| Exercise data |
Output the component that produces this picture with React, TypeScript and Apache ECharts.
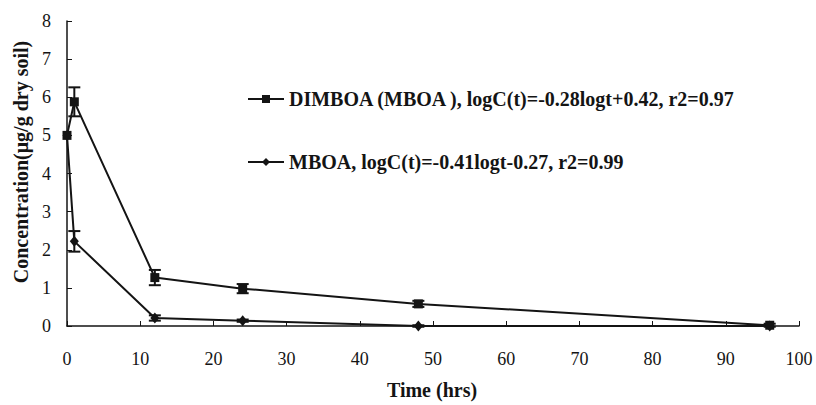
import React, { useEffect, useRef } from "react";
import * as echarts from "echarts";

const times = [0, 1, 12, 24, 48, 96];
const dimboaValues = [5.0, 5.88, 1.27, 0.98, 0.58, 0.02];
const dimboaErrors = [0, 0.38, 0.2, 0.12, 0.08, 0.04];
const mboaValues = [5.0, 2.22, 0.21, 0.14, 0.0, 0.0];
const mboaErrors = [0, 0.27, 0.07, 0.03, 0.02, 0.0];
const dimboaName = "DIMBOA (MBOA ), logC(t)=-0.28logt+0.42, r2=0.97";
const mboaName = "MBOA, logC(t)=-0.41logt-0.27, r2=0.99";
const xTitle = "Time (hrs)";
const yTitle = "Concentration(μg/g dry soil)";

const INK = "#141414";
const FONT = "Liberation Serif";

function errData(vals: number[], errs: number[]) {
  return times
    .map((t, i) => [t, vals[i] - errs[i], vals[i] + errs[i]])
    .filter((_, i) => errs[i] > 0);
}

function errorSeries(vals: number[], errs: number[]) {
  return {
    type: "custom",
    silent: true,
    data: errData(vals, errs),
    z: 3,
    renderItem: (params: any, api: any) => {
      const x = api.value(0);
      const lo = api.coord([x, api.value(1)]);
      const hi = api.coord([x, api.value(2)]);
      const w = 6;
      const style = { stroke: INK, lineWidth: 2 };
      return {
        type: "group",
        children: [
          { type: "line", shape: { x1: lo[0], y1: lo[1], x2: hi[0], y2: hi[1] }, style },
          { type: "line", shape: { x1: lo[0] - w, y1: lo[1], x2: lo[0] + w, y2: lo[1] }, style },
          { type: "line", shape: { x1: hi[0] - w, y1: hi[1], x2: hi[0] + w, y2: hi[1] }, style },
        ],
      };
    },
  };
}

export default function App() {
  const ref = useRef<HTMLDivElement>(null);
  useEffect(() => {
    if (!ref.current) return;
    const chart = echarts.init(ref.current, null, { renderer: "svg" });
    chart.setOption({
      animation: false,
      backgroundColor: "#ffffff",
      grid: { left: 67, right: 17, top: 21, bottom: 79 },
      legend: {
        orient: "vertical",
        left: 242,
        top: 83,
        itemGap: 41,
        itemWidth: 36,
        itemHeight: 10,
        textStyle: { fontFamily: FONT, fontWeight: "bold", fontSize: 20, lineHeight: 22, color: INK },
        data: [dimboaName, mboaName],
      },
      graphic: [
        {
          type: "text",
          x: 21,
          y: 162,
          rotation: Math.PI / 2,
          style: {
            text: yTitle,
            fontFamily: FONT,
            fontWeight: "bold",
            fontSize: 20,
            fill: INK,
            align: "center",
            verticalAlign: "middle",
          },
        },
        {
          type: "text",
          x: 432,
          y: 390,
          style: {
            text: xTitle,
            fontFamily: FONT,
            fontWeight: "bold",
            fontSize: 20,
            fill: INK,
            align: "center",
            verticalAlign: "middle",
          },
        },
      ],
      xAxis: {
        type: "value",
        min: 0,
        max: 100,
        interval: 10,
        axisLine: { lineStyle: { color: INK, width: 1.5 } },
        axisTick: { inside: true, length: 5, lineStyle: { color: INK } },
        axisLabel: { fontFamily: FONT, fontSize: 18, color: INK, margin: 24 },
        splitLine: { show: false },
      },
      yAxis: {
        type: "value",
        min: 0,
        max: 8,
        interval: 1,
        axisLine: { show: true, lineStyle: { color: INK, width: 1.5 } },
        axisTick: { show: true, inside: true, length: 5, lineStyle: { color: INK } },
        axisLabel: { fontFamily: FONT, fontSize: 18, color: INK, margin: 16 },
        splitLine: { show: false },
      },
      series: [
        {
          name: dimboaName,
          type: "line",
          data: times.map((t, i) => [t, dimboaValues[i]]),
          symbol: "rect",
          symbolSize: 9,
          lineStyle: { color: INK, width: 2 },
          itemStyle: { color: INK },
          z: 4,
        },
        {
          name: mboaName,
          type: "line",
          data: times.map((t, i) => [t, mboaValues[i]]),
          symbol: "diamond",
          symbolSize: [9, 11],
          lineStyle: { color: INK, width: 2 },
          itemStyle: { color: INK },
          z: 4,
        },
        errorSeries(dimboaValues, dimboaErrors),
        errorSeries(mboaValues, mboaErrors),
      ],
    });
    return () => chart.dispose();
  }, []);
  return (
    <div
      ref={ref}
      style={{ position: "absolute", left: 0, top: 0, width: 816, height: 405, background: "#fff" }}
    />
  );
}
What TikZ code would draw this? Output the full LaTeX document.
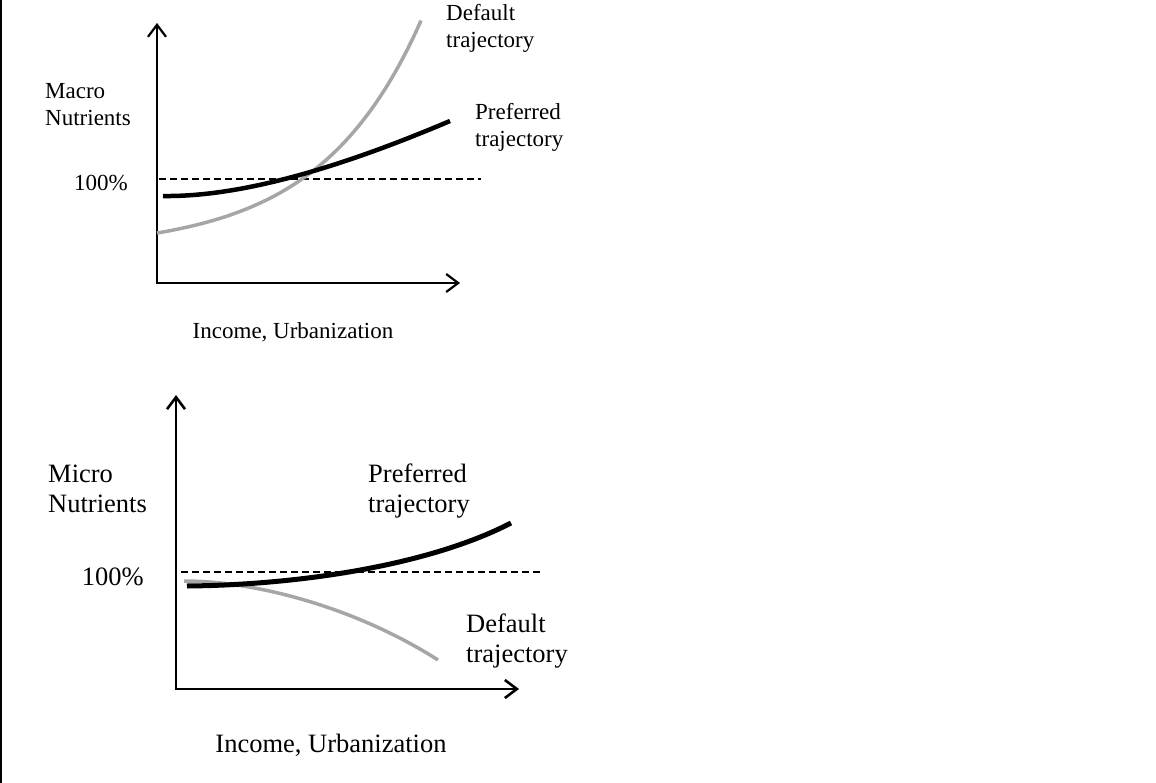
\documentclass[tikz,border=0pt]{standalone}
\usepackage{fontspec}
\setmainfont{Liberation Serif}
\usetikzlibrary{arrows.meta}
\definecolor{dfltgray}{RGB}{166,166,166}

\begin{document}
\begin{tikzpicture}[x=1pt,y=-1pt,
		axis/.style={line width=2.2pt,
			{Straight Barb[length=12pt,width=18pt]}-{Straight Barb[length=12pt,width=18pt]}},
		pref/.style={line width=4.5pt},
		dflt/.style={line width=3.5pt,draw=dfltgray},
		refline/.style={line width=1.4pt,dash pattern=on 7pt off 4pt},
		txtA/.style={inner sep=0pt,align=left,font=\fontsize{23}{27}\selectfont},
		txtB/.style={inner sep=0pt,align=left,font=\fontsize{26.5}{30}\selectfont}]
		\useasboundingbox (0,0) rectangle (1156,783);

		% Frame line on the left
		\draw[line width=1.5pt] (0.75,0) -- (0.75,783);

		% Upper panel: macro nutrients
		\coordinate (ytopA) at (157,23);
		\coordinate (origA) at (157,283);
		\coordinate (xendA) at (460,283);
		\draw[axis] (ytopA) -- (origA) -- (xendA);

		\coordinate (refA1) at (159,179);
		\coordinate (refA2) at (481,179);
		\draw[refline] (refA1) -- (refA2);

		\draw[dflt] plot[domain=157:421,samples=60]
			(\x,{250-17*exp(0.00985*(\x-157))});
		\draw[pref] (163,196) .. controls (235,197) and (330,172) .. (450,121);

		% labels (anchored on the last line)
		\node[txtA,anchor=base west] (macro) at (45,126) {Macro\\Nutrients};
		\node[txtA,anchor=base east] (pctA) at (128,191) {100\%};
		\node[txtA,anchor=base west] (dfltA) at (446,48) {Default\\trajectory};
		\node[txtA,anchor=base west] (prefA) at (475,147) {Preferred\\trajectory};
		\node[txtA,anchor=base] (incA) at (293,339) {Income, Urbanization};

		% Lower panel: micro nutrients
		\coordinate (ytopB) at (176,395);
		\coordinate (origB) at (176,689);
		\coordinate (xendB) at (519,689);
		\draw[axis,line width=2.6pt] (ytopB) -- (origB) -- (xendB);

		\coordinate (refB1) at (181,572);
		\coordinate (refB2) at (542,572);
		\draw[refline] (refB1) -- (refB2);

		\draw[dflt] (184,581) .. controls (260,581) and (360,610) .. (438,660);
		\draw[pref,line width=5pt] (187,586) .. controls (300,585) and (430,565) .. (511,523);

		\node[txtB,anchor=base west] (micro) at (48,512) {Micro\\Nutrients};
		\node[txtB,anchor=base east] (pctB) at (144,585) {100\%};
		\node[txtB,anchor=base west] (prefB) at (368,512) {Preferred\\trajectory};
		\node[txtB,anchor=base west] (dfltB) at (466,662) {Default\\trajectory};
		\node[txtB,anchor=base] (incB) at (331,752) {Income, Urbanization};
	\end{tikzpicture}
\end{document}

| Instructions to follow |
Repeat each record exactly, with the pictures left out.

| Exercise solution |
Output the component that produces this picture with React, TypeScript and Apache ECharts.
import React, { useEffect, useRef } from "react";
import * as echarts from "echarts";

const times = [0, 1, 12, 24, 48, 96];
const dimboaValues = [5.0, 5.88, 1.27, 0.98, 0.58, 0.02];
const dimboaErrors = [0, 0.38, 0.2, 0.12, 0.08, 0.04];
const mboaValues = [5.0, 2.22, 0.21, 0.14, 0.0, 0.0];
const mboaErrors = [0, 0.27, 0.07, 0.03, 0.02, 0.0];
const dimboaName = "DIMBOA (MBOA ), logC(t)=-0.28logt+0.42, r2=0.97";
const mboaName = "MBOA, logC(t)=-0.41logt-0.27, r2=0.99";
const xTitle = "Time (hrs)";
const yTitle = "Concentration(μg/g dry soil)";

const INK = "#141414";
const FONT = "Liberation Serif";

function errData(vals: number[], errs: number[]) {
  return times
    .map((t, i) => [t, vals[i] - errs[i], vals[i] + errs[i]])
    .filter((_, i) => errs[i] > 0);
}

function errorSeries(vals: number[], errs: number[]) {
  return {
    type: "custom",
    silent: true,
    data: errData(vals, errs),
    z: 3,
    renderItem: (params: any, api: any) => {
      const x = api.value(0);
      const lo = api.coord([x, api.value(1)]);
      const hi = api.coord([x, api.value(2)]);
      const w = 6;
      const style = { stroke: INK, lineWidth: 2 };
      return {
        type: "group",
        children: [
          { type: "line", shape: { x1: lo[0], y1: lo[1], x2: hi[0], y2: hi[1] }, style },
          { type: "line", shape: { x1: lo[0] - w, y1: lo[1], x2: lo[0] + w, y2: lo[1] }, style },
          { type: "line", shape: { x1: hi[0] - w, y1: hi[1], x2: hi[0] + w, y2: hi[1] }, style },
        ],
      };
    },
  };
}

export default function App() {
  const ref = useRef<HTMLDivElement>(null);
  useEffect(() => {
    if (!ref.current) return;
    const chart = echarts.init(ref.current, null, { renderer: "svg" });
    chart.setOption({
      animation: false,
      backgroundColor: "#ffffff",
      grid: { left: 67, right: 17, top: 21, bottom: 79 },
      legend: {
        orient: "vertical",
        left: 242,
        top: 83,
        itemGap: 41,
        itemWidth: 36,
        itemHeight: 10,
        textStyle: { fontFamily: FONT, fontWeight: "bold", fontSize: 20, lineHeight: 22, color: INK },
        data: [dimboaName, mboaName],
      },
      graphic: [
        {
          type: "text",
          x: 21,
          y: 162,
          rotation: Math.PI / 2,
          style: {
            text: yTitle,
            fontFamily: FONT,
            fontWeight: "bold",
            fontSize: 20,
            fill: INK,
            align: "center",
            verticalAlign: "middle",
          },
        },
        {
          type: "text",
          x: 432,
          y: 390,
          style: {
            text: xTitle,
            fontFamily: FONT,
            fontWeight: "bold",
            fontSize: 20,
            fill: INK,
            align: "center",
            verticalAlign: "middle",
          },
        },
      ],
      xAxis: {
        type: "value",
        min: 0,
        max: 100,
        interval: 10,
        axisLine: { lineStyle: { color: INK, width: 1.5 } },
        axisTick: { inside: true, length: 5, lineStyle: { color: INK } },
        axisLabel: { fontFamily: FONT, fontSize: 18, color: INK, margin: 24 },
        splitLine: { show: false },
      },
      yAxis: {
        type: "value",
        min: 0,
        max: 8,
        interval: 1,
        axisLine: { show: true, lineStyle: { color: INK, width: 1.5 } },
        axisTick: { show: true, inside: true, length: 5, lineStyle: { color: INK } },
        axisLabel: { fontFamily: FONT, fontSize: 18, color: INK, margin: 16 },
        splitLine: { show: false },
      },
      series: [
        {
          name: dimboaName,
          type: "line",
          data: times.map((t, i) => [t, dimboaValues[i]]),
          symbol: "rect",
          symbolSize: 9,
          lineStyle: { color: INK, width: 2 },
          itemStyle: { color: INK },
          z: 4,
        },
        {
          name: mboaName,
          type: "line",
          data: times.map((t, i) => [t, mboaValues[i]]),
          symbol: "diamond",
          symbolSize: [9, 11],
          lineStyle: { color: INK, width: 2 },
          itemStyle: { color: INK },
          z: 4,
        },
        errorSeries(dimboaValues, dimboaErrors),
        errorSeries(mboaValues, mboaErrors),
      ],
    });
    return () => chart.dispose();
  }, []);
  return (
    <div
      ref={ref}
      style={{ position: "absolute", left: 0, top: 0, width: 816, height: 405, background: "#fff" }}
    />
  );
}
What TikZ code would draw this? Output the full LaTeX document.
\documentclass[tikz,border=0pt]{standalone}
\usepackage{fontspec}
\setmainfont{Liberation Serif}
\usetikzlibrary{arrows.meta}
\definecolor{dfltgray}{RGB}{166,166,166}

\begin{document}
\begin{tikzpicture}[x=1pt,y=-1pt,
		axis/.style={line width=2.2pt,
			{Straight Barb[length=12pt,width=18pt]}-{Straight Barb[length=12pt,width=18pt]}},
		pref/.style={line width=4.5pt},
		dflt/.style={line width=3.5pt,draw=dfltgray},
		refline/.style={line width=1.4pt,dash pattern=on 7pt off 4pt},
		txtA/.style={inner sep=0pt,align=left,font=\fontsize{23}{27}\selectfont},
		txtB/.style={inner sep=0pt,align=left,font=\fontsize{26.5}{30}\selectfont}]
		\useasboundingbox (0,0) rectangle (1156,783);

		% Frame line on the left
		\draw[line width=1.5pt] (0.75,0) -- (0.75,783);

		% Upper panel: macro nutrients
		\coordinate (ytopA) at (157,23);
		\coordinate (origA) at (157,283);
		\coordinate (xendA) at (460,283);
		\draw[axis] (ytopA) -- (origA) -- (xendA);

		\coordinate (refA1) at (159,179);
		\coordinate (refA2) at (481,179);
		\draw[refline] (refA1) -- (refA2);

		\draw[dflt] plot[domain=157:421,samples=60]
			(\x,{250-17*exp(0.00985*(\x-157))});
		\draw[pref] (163,196) .. controls (235,197) and (330,172) .. (450,121);

		% labels (anchored on the last line)
		\node[txtA,anchor=base west] (macro) at (45,126) {Macro\\Nutrients};
		\node[txtA,anchor=base east] (pctA) at (128,191) {100\%};
		\node[txtA,anchor=base west] (dfltA) at (446,48) {Default\\trajectory};
		\node[txtA,anchor=base west] (prefA) at (475,147) {Preferred\\trajectory};
		\node[txtA,anchor=base] (incA) at (293,339) {Income, Urbanization};

		% Lower panel: micro nutrients
		\coordinate (ytopB) at (176,395);
		\coordinate (origB) at (176,689);
		\coordinate (xendB) at (519,689);
		\draw[axis,line width=2.6pt] (ytopB) -- (origB) -- (xendB);

		\coordinate (refB1) at (181,572);
		\coordinate (refB2) at (542,572);
		\draw[refline] (refB1) -- (refB2);

		\draw[dflt] (184,581) .. controls (260,581) and (360,610) .. (438,660);
		\draw[pref,line width=5pt] (187,586) .. controls (300,585) and (430,565) .. (511,523);

		\node[txtB,anchor=base west] (micro) at (48,512) {Micro\\Nutrients};
		\node[txtB,anchor=base east] (pctB) at (144,585) {100\%};
		\node[txtB,anchor=base west] (prefB) at (368,512) {Preferred\\trajectory};
		\node[txtB,anchor=base west] (dfltB) at (466,662) {Default\\trajectory};
		\node[txtB,anchor=base] (incB) at (331,752) {Income, Urbanization};
	\end{tikzpicture}
\end{document}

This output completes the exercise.